« Seigneur, augmente en nous la foi. » Noble demande de l’évangile que de nombreux chrétiens ont répétée jusqu’à aujourd’hui. La réponse de Jésus est déconcertante. Notre foi n’aurait pas la taille d’une graine de moutarde, ce qui serait déjà énorme.
Est-ce à dire que personne n’a la foi ? La question est plutôt ironiquement révoquée. La foi n’est pas quantifiable. On ne peut l’avoir plus ou moins. Demander l’avoir plus est aussi absurde que de transplanter un arbre dans la mer. A question stupide, réponse stupide.
Que signifie croire ? Est-ce croire quelque chose, savoir quelque chose avec un haut indice d’inconnaissance, modalité faible du savoir ? Croire serait-ce savoir sans avoir les moyens de prouver ce que l’on croit ? Il faudrait croire l’incarnation et la conception virginale, les miracles et la résurrection. Il faudrait croire le dogme. Il faudrait croire ce que dit l’Eglise, justement parce qu’on ne pourrait pas l’expliquer. Croire, alors, se comprend comme la manière d’adhérer à une série de vérités dites de foi.
Le 19ème siècle a beaucoup pensé ainsi. Newman élabore une grammaire de l’assentiment, même si c’est pour prendre ses distances avec la priorité exclusive du contenu de ce que l’on croit, la fides quae, dirait Augustin. Devant l’énormité des mystères de la foi, devant le doute ou l’impossibilité de comprendre, le besoin de plus de foi s’impose. On comprend que la foi soit quantifiée.
Or dans l’évangile, on ne parle quasi jamais ainsi. Croire, c’est toujours faire confiance ; cela ne vise quasi jamais un contenu. Croire, c’est comme lorsque l’on fait entrer quelqu’un dans sa vie. Cela la change, cela fait envisager la vie autrement, sous une lumière jusqu’alors insoupçonnable. Croire en Dieu, pour les chrétiens, c’est faire entrer Jésus dans leur vie. Ce n’est pas une affaire de convictions, mais de détermination, de réorientation de l’existence, un style de vie. Il n’y a pas à croire plus ou moins. Oui ou non, on laisse Jésus entrer dans sa vie, oui ou non, nos vies sont changées, converties vers et par l’altérité en nous.
Les chrétiens sont allés jusqu’à changer la grammaire grecque, construisant le verbe croire avec un accusatif, le cas du mouvement. Le latin fonctionne pareillement et l’on devrait dire non pas Je crois en Dieu, mais je donne ma foi à Dieu, je me fie à Dieu le Père. Jésus admire la foi de personnes douées pour la pratique de l’autre, « une foi jamais vue en Israël ».
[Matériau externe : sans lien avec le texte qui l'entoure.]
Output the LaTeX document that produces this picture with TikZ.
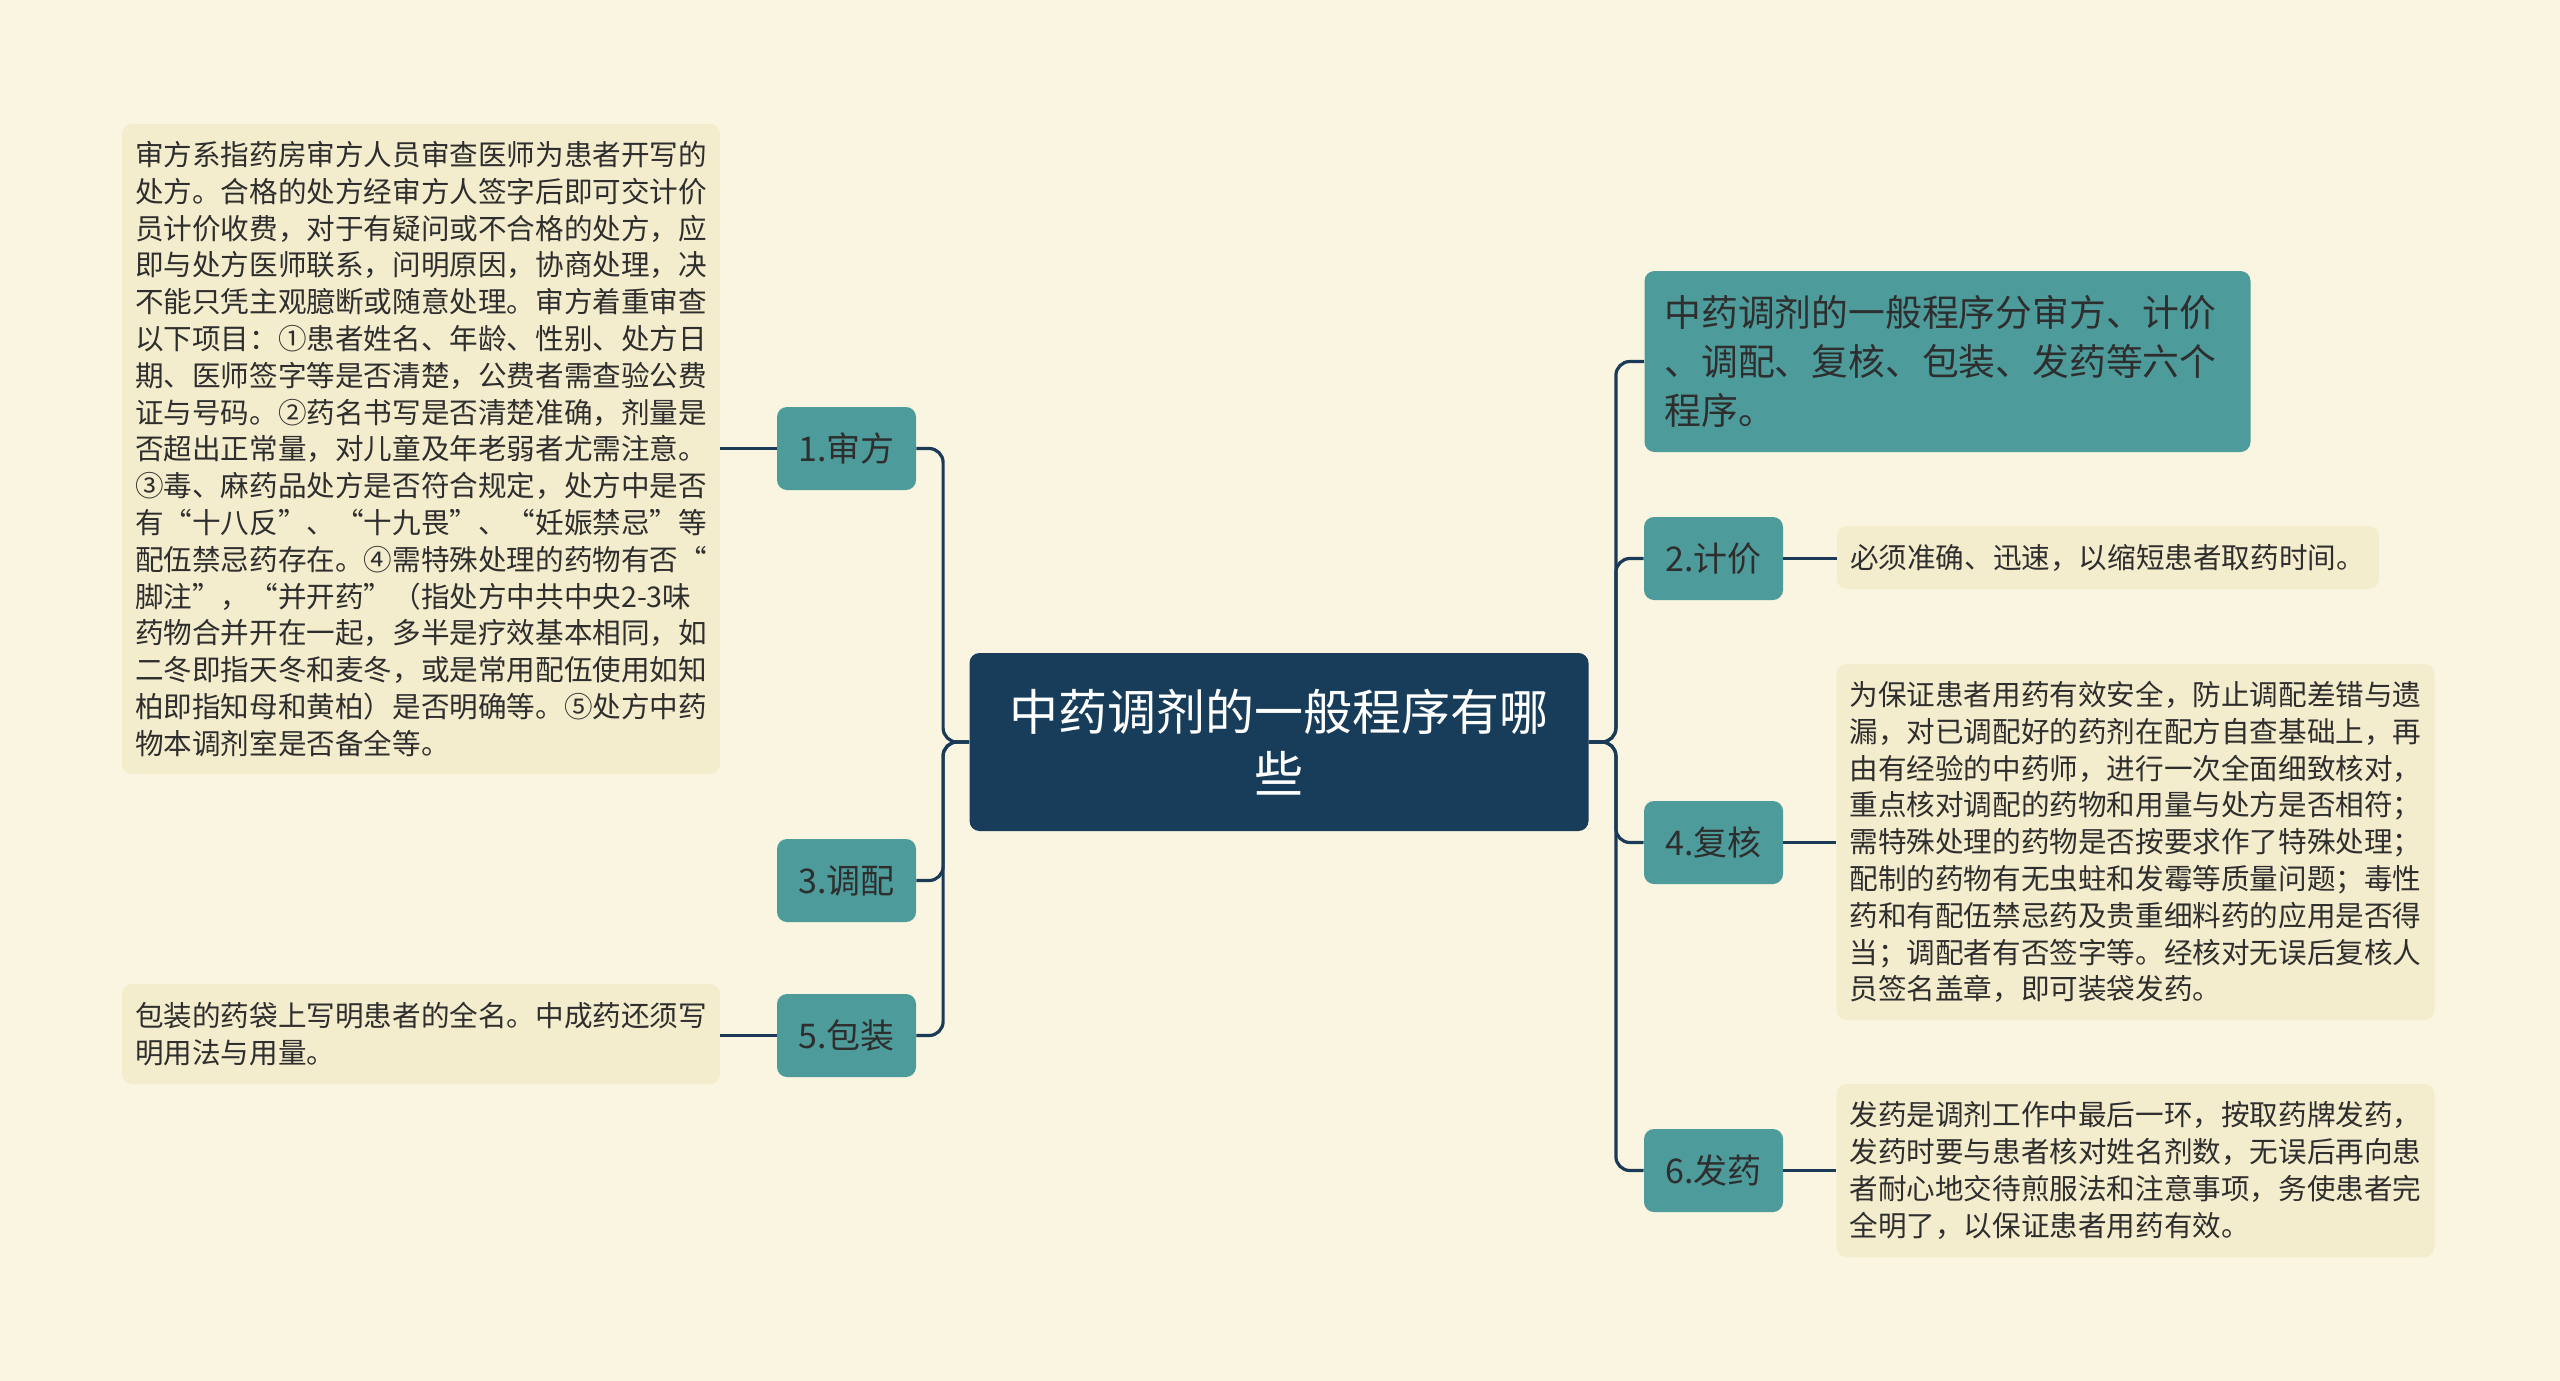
\documentclass[tikz,border=0pt]{standalone}
\usepackage{fontspec}
\setmainfont{Noto Sans CJK SC}
\definecolor{bgc}{HTML}{FAF5E0}
\definecolor{leafc}{HTML}{F4EDCD}
\definecolor{tealc}{HTML}{4E9B9B}
\definecolor{centralc}{HTML}{173D5B}
\definecolor{linec}{HTML}{1B3A58}
\definecolor{textc}{HTML}{2E2E2E}
\tikzset{
  conn/.style={draw=linec, line width=1.6pt, rounded corners=7pt},
  central/.style={fill=centralc, rounded corners=5pt, text=white,
    font=\fontsize{24.5pt}{31pt}\selectfont, align=center,
    minimum width=309.5pt, minimum height=89pt, text width=290pt, inner sep=0pt},
  branch/.style={fill=tealc, rounded corners=5pt, text=textc,
    font=\fontsize{17pt}{20pt}\selectfont,
    minimum width=69.5pt, minimum height=41.5pt, inner sep=0pt},
  topbox/.style={fill=tealc, rounded corners=5pt, text=textc,
    font=\fontsize{18.4pt}{24.5pt}\selectfont, align=left,
    text width=283pt, minimum height=90.5pt, inner xsep=10pt, inner ysep=4pt},
  leaf/.style={fill=leafc, rounded corners=5pt, text=textc,
    font=\fontsize{14.3pt}{18.4pt}\selectfont, align=left,
    inner xsep=6.5pt, inner ysep=5pt},
}
\begin{document}
\begin{tikzpicture}[x=0.5pt,y=-0.5pt]
\fill[bgc] (0,0) rectangle (2560,1381);
\useasboundingbox (0,0) rectangle (2560,1381);

% central
\node[central] (c) at (1279,742) {中药调剂的一般程序有哪\\些};

% left branches
\node[branch] (b1) at (846.5,448.5) {1.审方};
\node[branch] (b3) at (846.5,880.5) {3.调配};
\node[branch] (b5) at (846.5,1035.5) {5.包装};

% right branches
\node[topbox] (t0) at (1947.5,361.5) {中药调剂的一般程序分审方、计价\\、调配、复核、包装、发药等六个\\程序。};
\node[branch] (b2) at (1713.5,558.5) {2.计价};
\node[branch] (b4) at (1713.5,842.5) {4.复核};
\node[branch] (b6) at (1713.5,1170.5) {6.发药};

% leaves
\node[leaf, text width=286pt, minimum height=325pt] (l1) at (421,449) {审方系指药房审方人员审查医师为患者开写的\\处方。合格的处方经审方人签字后即可交计价\\员计价收费，对于有疑问或不合格的处方，应\\即与处方医师联系，问明原因，协商处理，决\\不能只凭主观臆断或随意处理。审方着重审查\\以下项目：①患者姓名、年龄、性别、处方日\\期、医师签字等是否清楚，公费者需查验公费\\证与号码。②药名书写是否清楚准确，剂量是\\否超出正常量，对儿童及年老弱者尤需注意。\\③毒、麻药品处方是否符合规定，处方中是否\\有“十八反”、“十九畏”、“妊娠禁忌”等\\配伍禁忌药存在。④需特殊处理的药物有否“\\脚注”，“并开药”（指处方中共中央2-3味\\药物合并开在一起，多半是疗效基本相同，如\\二冬即指天冬和麦冬，或是常用配伍使用如知\\柏即指知母和黄柏）是否明确等。⑤处方中药\\物本调剂室是否备全等。};
\node[leaf, text width=286pt, minimum height=50pt] (l5) at (421,1034) {包装的药袋上写明患者的全名。中成药还须写\\明用法与用量。};
\node[leaf, text width=258pt, minimum height=31.5pt] (l2) at (2108,557.5) {必须准确、迅速，以缩短患者取药时间。};
\node[leaf, text width=286pt, minimum height=178pt] (l4) at (2135.5,842) {为保证患者用药有效安全，防止调配差错与遗\\漏，对已调配好的药剂在配方自查基础上，再\\由有经验的中药师，进行一次全面细致核对，\\重点核对调配的药物和用量与处方是否相符；\\需特殊处理的药物是否按要求作了特殊处理；\\配制的药物有无虫蛀和发霉等质量问题；毒性\\药和有配伍禁忌药及贵重细料药的应用是否得\\当；调配者有否签字等。经核对无误后复核人\\员签名盖章，即可装袋发药。};
\node[leaf, text width=286pt, minimum height=86.5pt] (l6) at (2135.5,1170.5) {发药是调剂工作中最后一环，按取药牌发药，\\发药时要与患者核对姓名剂数，无误后再向患\\者耐心地交待煎服法和注意事项，务使患者完\\全明了，以保证患者用药有效。};

% connectors center -> branches
\foreach \n in {b1,b3,b5}{
  \draw[conn] (c.west) -- ++(-26,0) |- (\n.east);
}
\foreach \n in {t0,b2,b4,b6}{
  \draw[conn] (c.east) -- ++(27,0) |- (\n.west);
}
% branch -> leaf
\draw[conn] (b1.west) -- (l1.east |- b1.west);
\draw[conn] (b5.west) -- (l5.east |- b5.west);
\draw[conn] (b2.east) -- (l2.west |- b2.east);
\draw[conn] (b4.east) -- (l4.west |- b4.east);
\draw[conn] (b6.east) -- (l6.west |- b6.east);
\end{tikzpicture}
\end{document}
Michel de Certeau parle de la foi comme d’une pratique de la différence, ce don à vivre le quotidien dans la rencontre avec qui je ne suis pas. Qu’est-ce que je fais de l’autre ? Est-ce que je le laisse changer mon existence ? L’autre aliène-t-il, au sens de corrompre, la vie et la société, corrode-t-il mon identité et celle de ma culture ? Jésus s’oppose expressément à la suffisance supérieure de qui pense être chez lui en excluant les autres. Quelle est ma pratique de (la rencontre avec) l’autre ?
Ainsi, même très assidus à la prière, même très attachés à Jésus, si cela ne change pas nos vies, quoi que nous pensions, nous ne sommes pas croyants. C’est la foi par laquelle je vis, fides qua dit Augustin. On n’est pas croyant sans être pratiquant, pratiquant non du culte mais de la différence. C’est ce qu’illustre la dispute avec les pharisiens et l’accueil que réservent à Jésus les publicains, les prostituées, la Samaritaine, la Syrophénicienne, etc.
La vie retournée, et non l’arbre dans la mer, est l’indice d’une pratique de l’autre, que nous savons très bien repérer dans l’expérience amoureuse, dans la paternité et la maternité, dans l’amitié et… avec Dieu. Certes, parce qu’il est des pervers qui détruisent, il s’agit de « savoir en qui on met sa foi », comme dit la deuxième à Timothée, juste dans le passage que nous lisons aujourd’hui, mais en omettant ce verset. C’est incroyable !
Chaque fois que Jésus atteste : « ta foi t’a sauvé », il n’est pas possible de dire un contenu de cette foi. Pas une fois, il me semble, Jésus ne parle de croire en Dieu. (En bonne théologie scolastique, l’existence de Dieu n’est pas un objet de foi !) La foi, non thématique, est épuisée dans la rencontre avec les autres, dont Jésus, par Jésus.